You Can Get This Retro Haircut At The World's First McDonald's-Owned Barbershop

If you are in Sweden and miss the era of curtain fringes on the likes of Leonardo DiCaprio, i.e. the late '90s, you're in luck. McDonald's Sweden noticed both the trend's resurgence and how — on blondes at least — the shape of the haircut resembles the McDonald's arch. So, naturally, they opened the M Barber Shop, which means you cut your own hair under the live instruction and supervision of a professional. 

"We started the M Barber Shop not only to guard our Golden M, but also to claim it once and for all," Staffan Ekstam, the marketing director at McDonald's Sweden, explained to The Independent. "The salon is a celebration dedicated to our beloved ambassadors — a helping hand to guide them on how to keep their M's in perfect trim, even when we can't move around as freely as we usually can." Evidently, the help was wanted as their stylist became fully booked before two hours passed. Or they wanted the free Big Mac they would receive upon uploading a photo of their hairdo on The Golden M Detection App.
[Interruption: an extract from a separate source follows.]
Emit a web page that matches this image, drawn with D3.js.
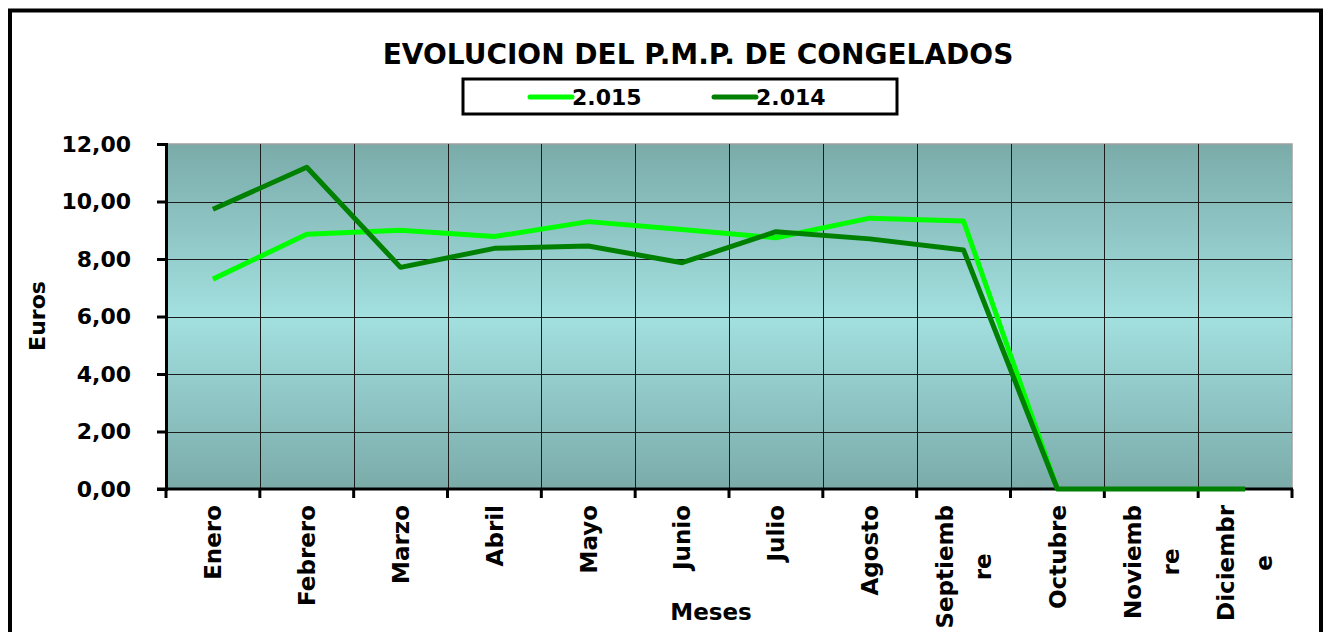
<!DOCTYPE html>
<html>
<head>
<meta charset="UTF-8">
<title>Evolucion del P.M.P. de congelados</title>
<script src="https://cdn.jsdelivr.net/npm/d3@7"></script>
<style>
  body { margin: 0; background: #fff; }
  text { font-family: "DejaVu Sans", sans-serif; font-weight: bold; fill: #000; }
</style>
</head>
<body>
<script>
// data
var meses = ["Enero", "Febrero", "Marzo", "Abril", "Mayo", "Junio", "Julio",
             "Agosto", "Septiembre", "Octubre", "Noviembre", "Diciembre"];
// how the axis labels wrap in the original
var etiquetas = [["Enero"], ["Febrero"], ["Marzo"], ["Abril"], ["Mayo"], ["Junio"], ["Julio"],
                 ["Agosto"], ["Septiemb", "re"], ["Octubre"], ["Noviemb", "re"], ["Diciembr", "e"]];
var serie2015 = [7.30, 8.86, 9.00, 8.78, 9.30, 9.03, 8.74, 9.42, 9.32, 0, null, null];
var serie2014 = [9.73, 11.19, 7.71, 8.37, 8.45, 7.87, 8.95, 8.70, 8.31, 0, 0, 0];
var yTicks = [0, 2, 4, 6, 8, 10, 12];

var series = [
  { name: "2.015", values: serie2015, color: "#00ff00" },
  { name: "2.014", values: serie2014, color: "#008000" }
];

var width = 1325, height = 632;
var plot = { left: 166, top: 144, right: 1292, bottom: 489 };

var svg = d3.select("body").append("svg")
  .attr("width", width)
  .attr("height", height);

// marco exterior
svg.append("rect")
  .attr("x", 10).attr("y", 10.5)
  .attr("width", 1311).attr("height", 700)
  .attr("fill", "#fff")
  .attr("stroke", "#000")
  .attr("stroke-width", 4);

// degradado del fondo
var grad = svg.append("defs").append("linearGradient")
  .attr("id", "fondo")
  .attr("x1", 0).attr("y1", 0).attr("x2", 0).attr("y2", 1);
grad.append("stop").attr("offset", "0%").attr("stop-color", "#7aaba9");
grad.append("stop").attr("offset", "50%").attr("stop-color", "#a3e0e0");
grad.append("stop").attr("offset", "100%").attr("stop-color", "#7aaba9");

var x = d3.scaleBand().domain(meses).range([plot.left, plot.right]).padding(0);
var y = d3.scaleLinear().domain([0, 12]).range([plot.bottom, plot.top]);

svg.append("rect")
  .attr("x", plot.left).attr("y", plot.top)
  .attr("width", plot.right - plot.left)
  .attr("height", plot.bottom - plot.top)
  .attr("fill", "url(#fondo)")
  .attr("stroke", "#a0a0a0")
  .attr("stroke-width", 1.5);

// rejilla horizontal
svg.append("g").selectAll("line")
  .data(yTicks.filter(function(d) { return d > 0 && d < 12; }))
  .enter().append("line")
  .attr("x1", plot.left).attr("x2", plot.right)
  .attr("y1", function(d) { return Math.round(y(d)) + 0.5; })
  .attr("y2", function(d) { return Math.round(y(d)) + 0.5; })
  .attr("stroke", "#1c1c1c").attr("stroke-width", 1);

// rejilla vertical
svg.append("g").selectAll("line")
  .data(meses.slice(1))
  .enter().append("line")
  .attr("x1", function(d) { return Math.round(x(d)) + 0.5; })
  .attr("x2", function(d) { return Math.round(x(d)) + 0.5; })
  .attr("y1", plot.top).attr("y2", plot.bottom)
  .attr("stroke", "#1c1c1c").attr("stroke-width", 1);

// eje Y
var loc = d3.formatLocale({ decimal: ",", thousands: ".", grouping: [3], currency: ["", "€"] });
var yAxis = svg.append("g")
  .attr("transform", "translate(" + plot.left + ",0)")
  .call(d3.axisLeft(y).tickValues(yTicks).tickSize(9).tickPadding(26).tickFormat(loc.format(".2f")));
yAxis.select(".domain").attr("stroke", "#000").attr("stroke-width", 3);
yAxis.selectAll(".tick line").attr("stroke", "#000").attr("stroke-width", 3);
yAxis.selectAll(".tick text")
  .attr("font-size", 22)
  .attr("font-family", "DejaVu Sans")
  .attr("font-weight", "bold")
  .attr("fill", "#000");

// eje X (solo linea y marcas en los limites de categoria)
svg.append("line")
  .attr("x1", plot.left - 9).attr("x2", plot.right + 1)
  .attr("y1", plot.bottom).attr("y2", plot.bottom)
  .attr("stroke", "#000").attr("stroke-width", 3);
svg.append("g").selectAll("line")
  .data(meses.concat(["fin"]))
  .enter().append("line")
  .attr("x1", function(d, i) { return i < meses.length ? x(d) : plot.right; })
  .attr("x2", function(d, i) { return i < meses.length ? x(d) : plot.right; })
  .attr("y1", plot.bottom).attr("y2", plot.bottom + 9)
  .attr("stroke", "#000").attr("stroke-width", 3);

// etiquetas de meses, giradas
var labelTop = 505;
var lab = svg.append("g").selectAll("g")
  .data(meses)
  .enter().append("g")
  .attr("transform", function(d) {
    return "translate(" + (x(d) + x.bandwidth() / 2) + "," + labelTop + ") rotate(-90)";
  });
lab.each(function(d, i) {
  var g = d3.select(this);
  var lineas = etiquetas[i];
  var texts = g.selectAll("text").data(lineas).enter().append("text")
    .attr("font-size", 23)
    .attr("text-anchor", "middle")
    .attr("y", function(t, j) { return (j - (lineas.length - 1) / 2) * 38; })
    .attr("dy", "0.36em")
    .text(function(t) { return t; });
  var maxL = 0;
  texts.each(function() { maxL = Math.max(maxL, this.getComputedTextLength()); });
  texts.attr("x", -maxL / 2);
});

// lineas de datos
var linea = d3.line()
  .defined(function(d) { return d != null; })
  .x(function(d, i) { return x(meses[i]) + x.bandwidth() / 2; })
  .y(function(d) { return y(d); });

svg.append("g").selectAll("path")
  .data(series)
  .enter().append("path")
  .attr("d", function(s) { return linea(s.values); })
  .attr("fill", "none")
  .attr("stroke", function(s) { return s.color; })
  .attr("stroke-width", 5)
  .attr("stroke-linejoin", "round")
  .attr("stroke-linecap", "butt");

// titulos
svg.append("text")
  .attr("x", 698).attr("y", 64)
  .attr("text-anchor", "middle")
  .attr("font-size", 28)
  .text("EVOLUCION DEL P.M.P. DE CONGELADOS");

svg.append("text")
  .attr("transform", "translate(45,316) rotate(-90)")
  .attr("text-anchor", "middle")
  .attr("font-size", 22)
  .text("Euros");

svg.append("text")
  .attr("x", 711).attr("y", 620)
  .attr("text-anchor", "middle")
  .attr("font-size", 23)
  .text("Meses");

// leyenda
var leg = svg.append("g");
leg.append("rect")
  .attr("x", 463).attr("y", 79)
  .attr("width", 434).attr("height", 35)
  .attr("fill", "#fff")
  .attr("stroke", "#000")
  .attr("stroke-width", 3);
var legX = [530, 714];
var item = leg.selectAll("g").data(series).enter().append("g")
  .attr("transform", function(s, i) { return "translate(" + legX[i] + ",97)"; });
item.append("line")
  .attr("x1", 0).attr("x2", 42)
  .attr("stroke", function(s) { return s.color; })
  .attr("stroke-width", 5)
  .attr("stroke-linecap", "round");
item.append("text")
  .attr("x", 42).attr("dy", "0.36em")
  .attr("font-size", 22)
  .text(function(s) { return s.name; });
</script>
</body>
</html>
For those not in Sweden or too slow to devote your head to McDonald's, the Swedish fast-food chain uploaded an "official" step-by-step guide on YouTube. After wetting your hair, separate the top from the sides and cut the rest. Then, blow dry it, carefully lower the long top hairs, and spray before you are ready for the final step: "Take the world by storm."

There's been more than one McDonald's-inspired haircut

The M hairstyle that Swedish McDonald's is so desperate to create (pictured above) is not the only McDonald's-related hairstyle in recent years. In 2018, the U.K. floated a story about a haircut called "Meet Me at McDonald's" being banned at schools. The style, as described by Refinery29, is a cut worn short on the sides and long at the top, usually with a perm or some other styling. Refinery29 and PopSugar both cited a Twitter account's 2015 tweet for the name — though they dubbed it "Meet Us at McDonald's," probably because it was a group of boys instead of just one. What the name means though is unclear.

Regardless, it was a widespread phenomenon and reportedly ended up being banned by the Great Yarmouth Charter Academy. "Any child whose hair has not been restyled appropriately by Monday 26th February will either be sent home to have their hair restyled or placed in isolation until their hair is restyled," the school threatened.

This led to a debate among the local parents, but more relevantly for us, it led to McDonald's U.K. attempting to co-opt the story into a social media advertisement. It failed. They posted a meme in which someone asks, "Meet me at McDonald's?" The barber says, "Say no more, fam", and a picture of McDonald's follows. If you don't get it, don't worry... No one else did either. Like McDonald's Sweden, it was a gimmicky attempt to be relevant, but failed, making it funny.